Overflow
Write a program that reads an expression consisting of two non-negative integer and an operator. Determine if either integer or the result of the expression is too large to be represented as a “normal” signed integer (type integer if you are working Pascal, type int if you are working in C).
Input
An unspecified number of lines.

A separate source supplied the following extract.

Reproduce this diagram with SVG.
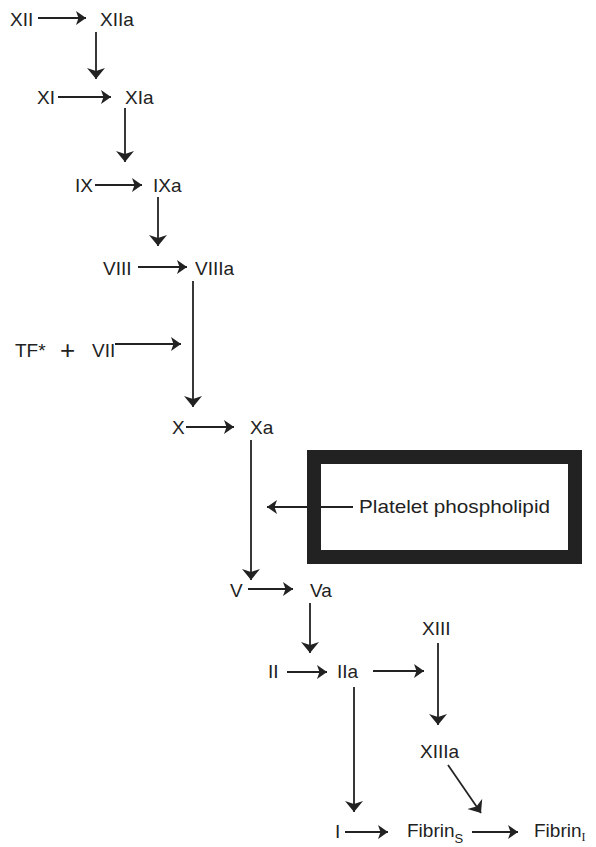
<svg xmlns="http://www.w3.org/2000/svg" width="596" height="847" viewBox="0 0 596 847">
<style>
  text { font-family: "Liberation Sans", Arial, sans-serif; font-size: 19px; fill: #222; }
  .con line { stroke: #222; stroke-width: 1.8; fill: none; }
  .h { marker-end: url(#ah); }
  .v { marker-end: url(#av); }
</style>
<defs>
  <marker id="ah" markerUnits="userSpaceOnUse" markerWidth="12" markerHeight="16" viewBox="0 -8 12 16" refX="10" refY="0" orient="auto">
    <path d="M0,-7 L10,0 L0,7 L2.5,0 z" fill="#222"/>
  </marker>
  <marker id="av" markerUnits="userSpaceOnUse" markerWidth="13" markerHeight="20" viewBox="0 -10 13 20" refX="11" refY="0" orient="auto">
    <path d="M0,-9 L11,0 L0,9 L3,0 z" fill="#222"/>
  </marker>
</defs>
<rect x="0" y="0" width="596" height="847" fill="#fff"/>

<g id="n-XII"><text x="10" y="26">XII</text></g>
<g id="n-XIIa"><text x="100" y="26">XIIa</text></g>
<g id="n-XI"><text x="37" y="104">XI</text></g>
<g id="n-XIa"><text x="125" y="104">XIa</text></g>
<g id="n-IX"><text x="75" y="192">IX</text></g>
<g id="n-IXa"><text x="153" y="192">IXa</text></g>
<g id="n-VIII"><text x="103" y="275">VIII</text></g>
<g id="n-VIIIa"><text x="195" y="275">VIIIa</text></g>
<g id="n-TFVII"><text x="15" y="357">TF*<tspan x="60" y="359" font-size="26" font-weight="lighter">+</tspan><tspan x="92" y="357">VII</tspan></text></g>
<g id="n-X"><text x="172" y="434">X</text></g>
<g id="n-Xa"><text x="250" y="434">Xa</text></g>
<g id="n-platelet">
  <rect x="314" y="457" width="261" height="100" fill="#fff" stroke="#222" stroke-width="14"/>
  <text x="359" y="513" font-size="20" textLength="191" lengthAdjust="spacingAndGlyphs">Platelet phospholipid</text>
</g>
<g id="n-V"><text x="230" y="597">V</text></g>
<g id="n-Va"><text x="310" y="597">Va</text></g>
<g id="n-II"><text x="268" y="678">II</text></g>
<g id="n-IIa"><text x="337" y="678">IIa</text></g>
<g id="n-XIII"><text x="422" y="635">XIII</text></g>
<g id="n-XIIIa"><text x="420" y="758">XIIIa</text></g>
<g id="n-I"><text x="335" y="838">I</text></g>
<g id="n-FibrinS"><text x="407" y="837">Fibrin<tspan font-size="13" dy="6">S</tspan></text></g>
<g id="n-FibrinI"><text x="534" y="837">Fibrin<tspan font-size="12" dy="4" font-family="Liberation Serif, serif">I</tspan></text></g>

<g id="connectors" class="con">
  <line class="h" x1="38" y1="18" x2="86" y2="18"/>
  <line class="v" x1="96" y1="32" x2="96" y2="79"/>
  <line class="h" x1="58" y1="97" x2="111" y2="97"/>
  <line class="v" x1="125" y1="108" x2="125" y2="162"/>
  <line class="h" x1="95" y1="185" x2="142" y2="185"/>
  <line class="v" x1="158" y1="197" x2="158" y2="246"/>
  <line class="h" x1="138" y1="267" x2="187" y2="267"/>
  <line class="v" x1="193" y1="281" x2="193" y2="407"/>
  <line class="h" x1="115" y1="344" x2="181" y2="344"/>
  <line class="h" x1="186" y1="427" x2="234" y2="427"/>
  <line class="v" x1="251" y1="440" x2="251" y2="580"/>
  <line class="h" x1="353" y1="507" x2="267" y2="507"/>
  <line class="h" x1="248" y1="589" x2="293" y2="589"/>
  <line class="v" x1="310" y1="603" x2="310" y2="653"/>
  <line class="h" x1="287" y1="672" x2="327" y2="672"/>
  <line class="h" x1="373" y1="671" x2="424" y2="671"/>
  <line class="v" x1="438" y1="643" x2="438" y2="725"/>
  <line class="v" x1="354" y1="687" x2="354" y2="812"/>
  <line class="v" x1="448" y1="765" x2="481" y2="813"/>
  <line class="h" x1="345" y1="832" x2="388" y2="832"/>
  <line class="h" x1="472" y1="832" x2="518" y2="832"/>
</g>
</svg>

Each line will contain an integer, one of the two operators + or *, and another integer.
Output
For each line of input, print the input followed by 0-3 lines containing as many of these three messages as are appropriate: “first number too big”, “second number too big”, “result too big”.
Sample Input
300 + 3
9999999999999999999999 + 11
Sample Output
300 + 3
9999999999999999999999 + 11
first number too big
result too big
C Code
#include<stdio.h>
#include<stdlib.h>
#include<string.h>
#define max 2147483647
long n1,n2;
char number_1[10000],number_2[10000],op[2];
frist_n(char a[])
{
int len,i;
long val=0;
len=strlen(a);
i=0;
while(a[i]=='0'&&i<len)
{
i++;
val++;
}
if(i==len&&a[i-1]=='0') { n1= 0; return 0; }
if((len-val)>10) { printf("first number too big\n"); n1=-1; return 0; }
else if(atof(a)>max) { printf("first number too big\n"); n1=-1; return 0; }
else n1=atof(a);
return 0;
}
scend_n(char b[])
{
int len,i,val=0;
len=strlen(b);
i=0;
while(b[i]=='0' && i<len)
{
i++;
val++;
}
if(i==len && b[i-1]=='0') { n2=0; return 0; }
if((len-val)>10) { printf("second number too big\n"); n2=-1; return 0;}
else if(atof(b)>max) { printf("second number too big\n"); n2=-1; return 0;}
else n2=atof(b);
return 0;
}
result(char b[],char a[],char op[])
{
long i,k;
if(!n2||!n1) return 0;
else if(n1==-1||n2==-1) printf("result too big\n");
else
{
if(op[0]=='+')
if(atof(a)+atof(b)>max) printf("result too big\n");
if(op[0]=='*')
if(atof(a)*atof(b)>max) printf("result too big\n");
}
return 0;
}
main()
{
while(scanf("%s %s %s",number_1,op,number_2)==3)
{
n1=1;n2=2;
printf("%s %s %s\n",number_1,op,number_2);
frist_n(number_1);
scend_n(number_2);
result(number_1,number_2,op);
}
return 0;
}